If you are sure that there are serius feelings from both sides, the question is if one of you have a possibiity to move out and make a bigger compromise than the other one. Let’s face it – one of you eventually will have to do it. You can’t be living in long distance relationship for ever, because people need that closure, need that person to share life with. You need to have come common life together. Without it you’re gonna feel this separation that for sure will increase it’s size… One will have to decide to do that move at some point. So it needs to be considered carefully – if this is really what you want and if you’re able to leave your friends, family, job – life, to start somehow new one with that other person. Or if you’ll deal with the sacrifices the other person makes for you when moving to you.
Connected to what I’ve written above is the question if you see that person as a life-longing partnetr. And so again, the couples who have been together before can quite eaisily answer that question, because they have some experience with each other. They know how they prosper in every day life, how do they deal with some challenges and if they feel nice around each other. So answering that question is not such a big problem and, in that case, distance gives you a favor, because it gives you time to think about your relationship deeper. You can experience a single life at the same time, see how do you feel without your parnter,prove yourself that you can be independent and with all of that then make a decision – if you feel better like this or if you feel better with your parner.
And so besides this one advantage of the distance, there’s one more – the element of separation creates the element of unknown, which leads us to increasing the desire. In love and every single day life we want to get to know that person, cross all of the bridges with him/her to connect. When the distance comes, new bridges are created. We’re separated again, we want to cross the new bridges. That crossing the new bridges, that element of unknown, that element of ” I want you, because I don’t own you” is called the desire. Many people freshed up their relationship because of the distance. The perfectly known person suddenly became somebody that I don’t really know that well, and so I need to get to know her/him.
Some of my and other people’s advices if you need to survive the long distance relationsip ( being of course positive-minding about it and considering everything I wrote above 😉 )
1. Regular visiting
You both need to wait for something in your relationship. You need to move forward and the regular seeing each other will just do that job
2. Suprise each other
An e-mail, a kinky text, a gift sent via post, a nice pic, an expected phone call – all of those things will make the other person feel chills in their bodies because it’s the element of unexpected
Some people really advice it.
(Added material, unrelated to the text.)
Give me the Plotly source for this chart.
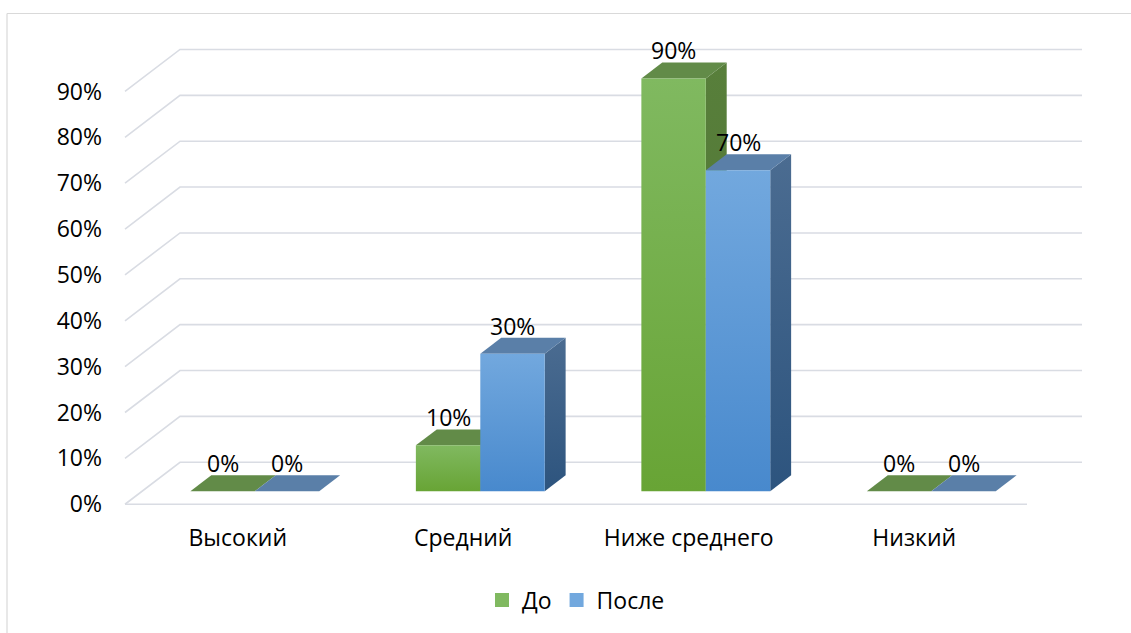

Me, personally, I don’t like it because as soon as I see my S.O I wanna kiss him or cudlle him, when skype makes it impossible ( yet ). But seeing the other person’s face is a definitely good thing, so you should try this thing up for sure
4. Skype sex
This is a must. While just a normal convo might be seeming quite boring, the skype sex is definitely an exciting thing. And the only way ( besides texts ) to have sex with that person at the same time… Well, technically it’s a masturbation, but you see my point
And so… Those are my advices when it comes to long distance relationships. DON’T GIVE UP ! It’s not the end of the world. Even though it’s not an easy situation, it brings a lot of advantages as well. Stay positive, stay in love.